Jest podstawa prawna, żeby Sanepid przyszedł do restauracji i poprosił właściciela i pracowników o kod QR?

- To mechanizm dobrowolny. Jest liczne grono osób, które traktują to, jako stygmatyzację. Certyfikat ma ułatwiać. Jak w gospodarstwie pod Limanową pojawi się Włoch lub Niemiec, on przedstawi kod QR. Chodzi o ułatwienie, nie stygmatyzowanie.

Teraz Małopolska. Wczoraj rozmawiał pan z władzami województwa ws. pieniędzy na sprawiedliwą transformację energetyczną w Małopolsce. Małopolska zachodnia ma zostać objęta programem. Kiedy pieniądze mogłyby trafić do Małopolski?

- Sytuacja jest w trakcie negocjacji. Spotkałem się z marszałkiem Urynowiczem. Dzisiaj wiemy, że Śląsk, Dolny Śląsk i wschodnia Wielkopolska mają pewność, że skorzystają ze środków. Małopolska musi przedstawić dane, które pokażą, że region chce się transformować. Chodzi o dwie kopalne – Brzeszcze i Janina. Do tego elektrownia w Trzebini. Chodzi o zieloną transformację energetyczną. Sam Fundusz Sprawiedliwej Transformacji to około 4 miliardów euro dla Polski. On będzie zainwestowany tam, gdzie regiony będą podejmowały wysiłek, szukać nowych miejsc pracy dla pracowników odchodzących z zakładów węglowych. Chodzi o to, żeby Małopolska nie przegapiła szansy, poprawiła dokumenty. Zadeklarowałem pomoc. Wspieram zarząd Małopolski w wejściu do kolejki po te pieniądze. Dokumenty zostały już poprawione. Będą ograniczenia w emisji, kwestie zabezpieczenia nowych miejsc pracy. Same powiaty oświęcimski i chrzanowski to dawne województwo katowickie. Wiele osób dzisiaj mieszkających w Małopolsce jeździ do pracy na Śląsk. Oddziaływanie będzie. Trzeba to dobrze udokumentować i negocjować. W ciągu 1,5 miesiąca wszystko się okaże.

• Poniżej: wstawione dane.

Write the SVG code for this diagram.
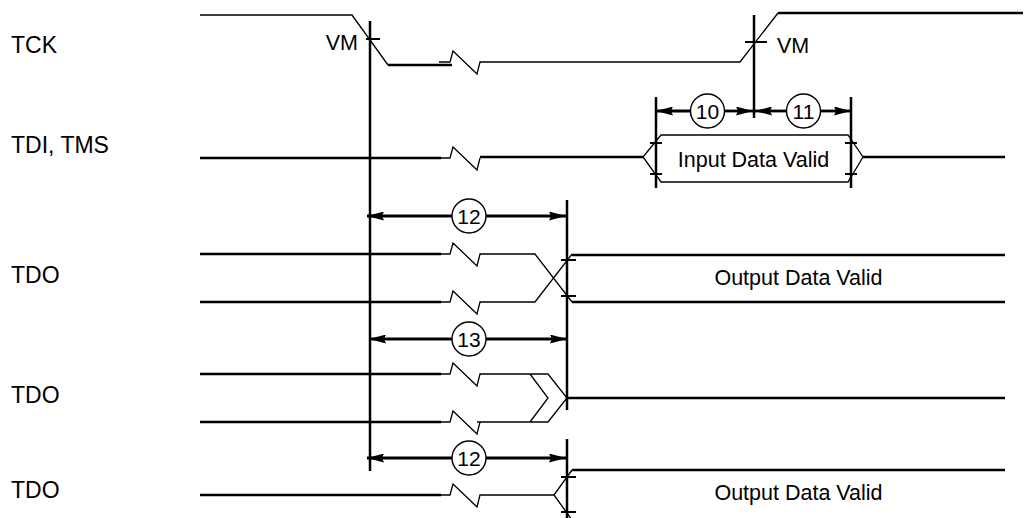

Na koniec Ciężkowice, gdzie jest II tura wyborów. W I turze kandydat PSL zdobył nieco wyższe poparcie niż kandydat PiS. Można się jednak spodziewać, że przed II turą machina państwowa będzie mocno wspierać swojego kandydata.

- Wybory samorządowe rządzą się swoimi prawami. Wyniki w Rzeszowie czy Warlubiu, gdzie kandydaci opozycyjni wygrali… Mieszkańcy wybierają ludzi wiarygodnych dla nich. Wierzę, że tak będzie w Ciężkowicach. Po znakomitym samorządowcu, jakim był zmarły przedwcześnie Zbigniew Jurkiewicz, wystawiamy tam radnego powiatu tarnowskiego Stanisława Kuropatwę. Wierzę, że on przekona mieszkańców. Jego wizja rozwoju tego terenu będzie przekonywująca dla mieszkańców. Trzymam kciuki za kolegę Stanisława. Wierzę, że wygra.